Trends in Hospital Readmissions for Four High-Volume Conditions, 2009–2013
Kathryn Fingar, Ph.D., M.P.H., and Raynard Washington, Ph.D
Note: The following study was not conducted by any Care4Me or Helios Health Group employee and all credit goes to The Healthcare Cost and Utilization Project (H-CUP) an Agency for Healthcare research and Quality project.
Hospital readmissions can have negative consequences for patients and the hospitals at which they are treated, and also are costly for both public and private payers. In 2011, Medicare paid for 58 percent of all readmissions, followed by private insurance (20 percent) and Medicaid (18 percent). Readmissions are a significant portion of Medicare spending—37 percent of total Medicare spending is for inpatient care, and 18 percent of all inpatient admissions paid by Medicare are readmitted within 30 days, accounting for $15 billion in costs annually. In addition to these costs, repeat hospitalizations place patients at greater risk for complications, hospital acquired infections, and stress. Because the majority of readmissions are for nonsurgical services, it is unlikely that readmissions are profitable for hospitals.

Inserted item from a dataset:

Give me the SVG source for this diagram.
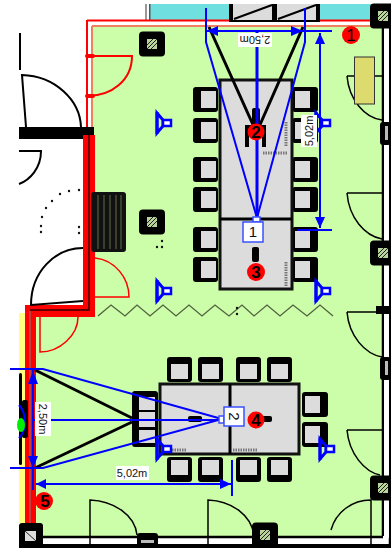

Although it may be necessary to readmit some patients, the fact that risk-adjusted readmission rates vary considerably across hospitals suggests that certain readmissions may be prevented through hospital practices, such as improving patient discharge instructions, coordinating postacute care, and reducing medical complications during the initial hospital stay.
The Affordable Care Act established the Centers for Medicare & Medicaid Services Hospital Readmissions Reduction Program (HRRP) to provide a financial incentive for hospitals to reduce preventable readmissions. Effective in 2013, the HRRP imposes a financial penalty for hospitals with excess rates of readmissions for acute myocardial infarction (AMI), congestive heart failure (CHF), and pneumonia among Medicare beneficiaries.